Saturday, February 16, 2019

OscarFilms A STAR IS BORN, GREEN BOOK and VICE

Star is Born
Or as I like to call it 3 performances looking for a movie.
Remake of the classic story sputters and putters its way through 135 minutes or so as Bradley Cooper finds Lady Gaga, and makes her a star as Sam Elliot looks on. Good performances are lost in a film that dramatically never is believable as Bradley Cooper’s charming lead mozies down the road to ruin. While we can buy most things that happen, there simply isn’t enough to Cooper’s character to accept his tragic end. Actually we simply don’t know enough his character to feel we know anything about him. His performance is great, the character is grossly under written (someone other than Cooper should have written it so there was more on screen). As for Cooper’s filmmaking it’s okay. Cribbing way too much from other filmmakers and other similar backstage films this Star is Born never feels like its own movie.

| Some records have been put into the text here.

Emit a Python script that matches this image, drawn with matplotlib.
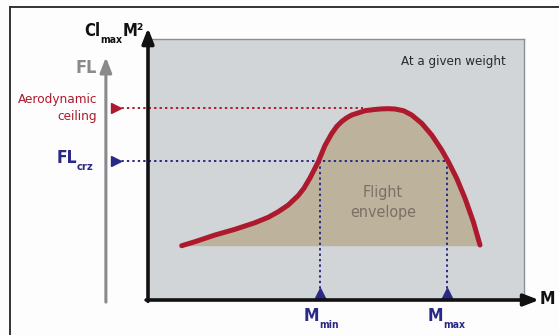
import matplotlib
matplotlib.use("Agg")
import matplotlib.pyplot as plt
from matplotlib.lines import Line2D

# ---- data (conceptual flight envelope) ----
mach = [0.896, 1.250, 1.782, 2.314, 2.846, 3.199, 3.465, 3.731, 3.997, 4.149,
        4.309, 4.529, 4.707, 4.886, 5.019, 5.152, 5.285, 5.418, 5.771, 6.030,
        6.215, 6.383, 6.569, 6.800, 7.013, 7.279, 7.545, 7.811, 7.987, 8.210,
        8.431, 8.652, 8.830]
clm2 = [2.080, 2.234, 2.490, 2.709, 2.962, 3.169, 3.383, 3.640, 4.004, 4.287,
        4.678, 5.299, 5.920, 6.379, 6.648, 6.839, 6.981, 7.088, 7.253, 7.300,
        7.322, 7.330, 7.318, 7.250, 7.088, 6.770, 6.322, 5.747, 5.299, 4.663,
        3.897, 3.000, 2.107]
envelope_floor = 2.08
fl_crz = 5.32
ceiling = 7.34
ceiling_end = 5.72
m_min = 4.57
m_max = 7.95

RED = "#ad1a2e"
BLUE = "#2a2a86"
PANEL = "#d1d5d7"
TAN = "#bdb29c"
GRAY_AX = "#8a8a8a"
TXT_ENV = "#7a7064"

plt.rcParams["font.family"] = ["DejaVu Sans"]
plt.rcParams["font.stretch"] = "condensed"

W, H = 559, 335
fig = plt.figure(figsize=(W / 100, H / 100), dpi=100)
fig.patch.set_facecolor("#fdfdfd")

def fx(px):
    return px / W

def fy(py):
    return 1 - py / H

# panel axes
L, R, T, B = 148, 524, 39, 300
ax = fig.add_axes([fx(L), fy(B), (R - L) / W, (B - T) / H])
ax.set_xlim(0, 10)
ax.set_ylim(0, 10)
ax.set_facecolor(PANEL)
ax.set_xticks([])
ax.set_yticks([])
for s in ("top", "right"):
    ax.spines[s].set_color("#8c9093")
    ax.spines[s].set_linewidth(1.0)
for s in ("left", "bottom"):
    ax.spines[s].set_visible(False)

# envelope fill and curve
ax.fill_between(mach, clm2, envelope_floor, color=TAN, lw=0, zorder=1)
ax.plot(mach, clm2, color=RED, lw=3.6, solid_capstyle="round",
        solid_joinstyle="round", zorder=3)

# dotted guide lines
dot = dict(lw=1.4, linestyle=(0, (1.2, 1.6)), clip_on=False, zorder=2)
fl_x = -1.12
ax.plot([-0.85, ceiling_end], [ceiling, ceiling], color=RED, **dot)
ax.plot([-0.85, m_max], [fl_crz, fl_crz], color=BLUE, **dot)
ax.plot([m_min, m_min], [fl_crz, 0.35], color=BLUE, **dot)
ax.plot([m_max, m_max], [fl_crz, 0.35], color=BLUE, **dot)
# triangle markers
ax.plot([-0.85], [ceiling], marker=">", color=RED, ms=7, clip_on=False, zorder=4)
ax.plot([-0.85], [fl_crz], marker=">", color=BLUE, ms=7, clip_on=False, zorder=4)
ax.plot([m_min, m_max], [0.28, 0.28], marker="^", ls="none", color=BLUE,
        ms=7, clip_on=False, zorder=4)

# black axes with arrows
arrow_k = dict(arrowstyle="-|>,head_length=0.9,head_width=0.35", color="#111111",
               lw=2.6, shrinkA=0, shrinkB=0)
ax.annotate("", xy=(0, 10.42), xytext=(0, -0.05), xycoords="data",
            arrowprops=arrow_k, annotation_clip=False, zorder=5)
ax.annotate("", xy=(10.4, 0), xytext=(-0.05, 0), xycoords="data",
            arrowprops=arrow_k, annotation_clip=False, zorder=5)
# gray FL axis
arrow_g = dict(arrowstyle="-|>,head_length=0.9,head_width=0.35", color=GRAY_AX,
               lw=2.2, shrinkA=0, shrinkB=0)
ax.annotate("", xy=(fl_x, 9.3), xytext=(fl_x, -0.08), xycoords="data",
            arrowprops=arrow_g, annotation_clip=False, zorder=5)

# outer frame lines (top and left)
fig.add_artist(Line2D([fx(9.5), 1], [fy(7), fy(7)], color="#333333", lw=1.4))
fig.add_artist(Line2D([fx(9.5), fx(9.5)], [fy(7), 0], color="#333333", lw=1.4))

# texts
def t(px, py, s, **kw):
    fig.text(fx(px), fy(py), s, **kw)

t(100, 36, "Cl", ha="right", va="baseline", fontsize=12, fontweight="bold", color="#111111")
t(100, 43, "max", ha="left", va="baseline", fontsize=7.5, fontweight="bold", color="#111111")
t(123, 36, "M²", ha="left", va="baseline", fontsize=12, fontweight="bold", color="#111111")

t(97, 68, "FL", ha="right", va="center", fontsize=13, fontweight="bold", color=GRAY_AX)

t(97, 100, "Aerodynamic", ha="right", va="center", fontsize=9.7, color=RED)
t(97, 117, "ceiling", ha="right", va="center", fontsize=9.7, color=RED)

t(77, 163, "FL", ha="right", va="baseline", fontsize=12.5, fontweight="bold", color=BLUE)
t(77, 170, "crz", ha="left", va="baseline", fontsize=8, fontweight="bold", color=BLUE)

t(319, 321, "M", ha="right", va="baseline", fontsize=12.5, fontweight="bold", color=BLUE)
t(319, 328, "min", ha="left", va="baseline", fontsize=7.5, fontweight="bold", color=BLUE)
t(443, 321, "M", ha="right", va="baseline", fontsize=12.5, fontweight="bold", color=BLUE)
t(443, 328, "max", ha="left", va="baseline", fontsize=7.5, fontweight="bold", color=BLUE)

t(540, 299, "M", ha="left", va="center", fontsize=12.5, fontweight="bold", color="#111111")

t(506, 62, "At a given weight", ha="right", va="center", fontsize=9.5, color="#2a2a2a")
t(383, 193, "Flight", ha="center", va="center", fontsize=11.5, color=TXT_ENV)
t(383, 212, "envelope", ha="center", va="center", fontsize=11.5, color=TXT_ENV)

fig.savefig("out.png", dpi=100, facecolor=fig.get_facecolor())
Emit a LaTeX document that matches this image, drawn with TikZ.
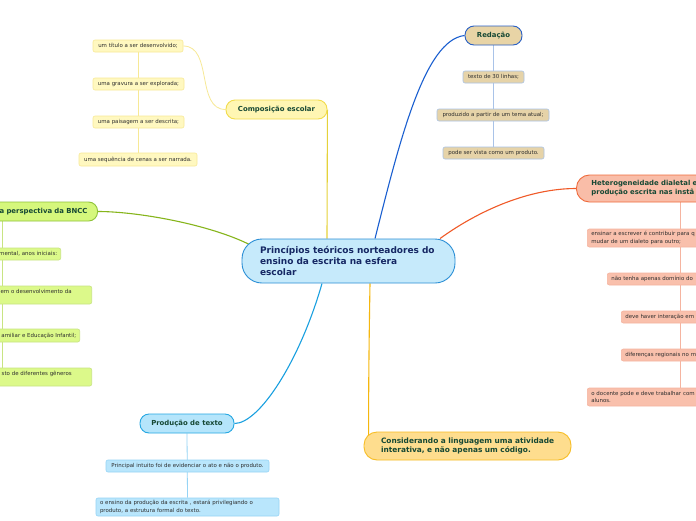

It’s just an imitation of some other better films.

Green Book
Viggo Mortensen and Mahershala Ali tell the story of Tony Lip who drove Dr Don Shirley on a concert tour of the American South. An amiable tale of two men facing the racism in America it is a the sort of movie that would have cleaned up at the Oscars twenty or thirty years ago. While it is an amiable buddy film with a serious edge, you can’t help but like both Lip and Shirley because if the actors portraying them, it really isn’t quite deserving of all of the awards it’s won. Yes, the performances are excellent and deserving of note, but outside of that the film is no better than good. It’s a warm and fuzzy tale that too many people have mistaken for something deep. (I think if I saw this with no expectations of “greatness or meaningfulness” I think I would have liked it more)

VICE
Scathing portrait of Dick Cheney and his rise to power mirroring the fragmenting of America is a film I can admire more than like. A take no prisoners take down the Cheney and the Republican Neo-Con take over of the country reveals how a bunch of guys just looking for power and money took over despite ultimately believing in nothing except their side (whatever the hell that is) is right. Its a brutal look at what happened and why- but it's so arch and goofy that it trips over it's baggy pants and falls on its face. Yes, Christian Bale is great as the man himself but he is also kind of dull with the seeming lack of emotion.  The movie it self is tries too hard to be funny but it only clicks in moments (Alfred Molina's waiter for example).